ContentMine / getpapers

Get metadata, fulltexts or fulltext URLs of papers matching a search query
MIT License
197 stars 37 forks source link

Handle HTTP errors during download gracefully #156

Open sedimentation-fault opened 7 years ago

sedimentation-fault commented 7 years ago

An HTTP server may throw a lot of HTTP errors at a user agent's face - you can see a list of them at List of HTTP status codes (Wikipedia). IMHO a program like getpapers should be able to handle ALL of them - but I resist the temptation to file a bug for each one of them that has been left unhandled. Instead, I view this thread as the collective place to discuss them all.

It's not only "connection reset by peer" (see https://github.com/ContentMine/getpapers/issues/155) errors that I am concerned about, though. It's the whole gamut of HTTP errors that I wish to see handled in a graceful way.

What about, for example, the error:

500 Internal Server Error

or

429 Too Many Requests

which I do encounter every now and then? In case of the latter: is there a "backoff strategy" put in place, i.e. does getpapers retry after a variable time intervall (e.g. after 2, 4, 8, 16, 32 seconds...)? That is, 2 seconds after the first occurrence, 4 seconds after the second one in-a-row, 8 seconds after the third consecutive one and so on?

You can't hammer on a web server and expect it to "just work" - getpapers has to be as flexible as a human at handling HTTP errors. Pure retrying is not enough. You need an exponential backoff strategy for every error that is not permanent (most 5xx errors and some 4xx ones too, like the 429 error above).

And - believe me - ALL errors in the list do happen if you download often enough - as one does with getpapers.

sedimentation-fault commented 7 years ago

Another example: what happens if you had to interrupt getpapers with CTRL-C?

I have an intermittent internet connection - the router may simply reconnect (as a result of some other operation, accident, or just due to the provider's daily change of a dynamic IP address) at no notice to a client like getpapers. And what does getpapers do in such a case? It hangs indefinitely - NOT for a timeout! I have seen it hanging for hours! In such cases, only CTRL-C helps.

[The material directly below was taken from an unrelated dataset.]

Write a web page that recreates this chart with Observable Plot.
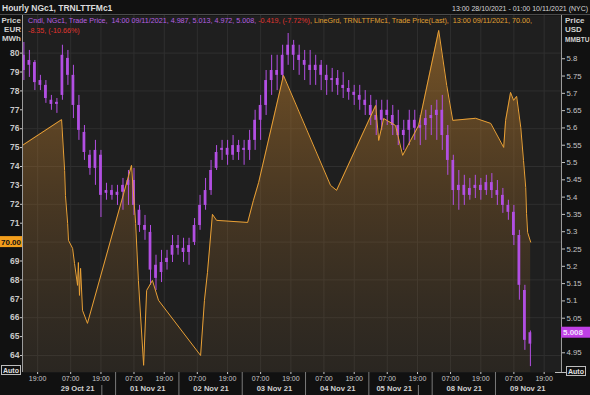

What is the status of the files downloaded so far then? Especially, how do you check the integrity of the file that getpapers was downloading when it received the CTRL-C interrupt? Do you compare sizes somehow? I doubt it.

You need to resume gracefully form the point you stopped. But for this to work, the web server has to support "byte ranges". If it does not, it will NOT respond with

206 Partial Content

-- in which case getpapers should delete the partially downloaded file and retry from scratch. And what do you do if the file was wholly downloaded in a previous run? Do you try to re-download it completely or partially? In the later case, you will get a

416 Range Not Satisfiable

error - which practically means "you have either this file completely, or some other file with this name, which is larger than this (or at least as large)".

I would like to know that all this is handled by getpapers gracefully - and have peace of mind while downloading.

sedimentation-fault commented 7 years ago

Yet another question in this context: suppose I did a query that got me a "result set" of X papers. Next time I try the same query the result set may be different for various reasons - a previous bug, or a change in the provider's search algorithms, to name just two. Let's call the new result set Y.

If you need a concrete example, see my 'mathematical economics' query in https://github.com/ContentMine/getpapers/issues/140 - how do you go about it if next time getpapers returns 31 results, instead of 1, maybe after a tweak or resolution of some bug? What happens to the 1 result I got previously? Will I end up with 32 results then (possibly 1 too many)?

How does getpapers go about mixing X and Y in the same output directory? Does it replace X with Y? Does it simply add Y to X? Does the user have any control on the policy?

This is related to the above, in the sense that it is a "canonical" generalization: in the previous post, we had a query that was interrupted and restarted - here we have a query that is re-executed at a later point after it was finished normally once.

sedimentation-fault commented 7 years ago

Whoever is assigned to this issue should not miss the discussion at https://github.com/ContentMine/getpapers/issues/157 where some concrete suggestions and insights are offered.

sedimentation-fault commented 7 years ago

...what do you do if the file was wholly downloaded in a previous run?

To answer my own question: this is a bug that I have now resolved in https://github.com/ContentMine/getpapers/issues/158 (see "Do not redownload papers if they are already there" under "Solution".).

This just checks for file presence though - file integrity (read: PDF validity) is a totally different story.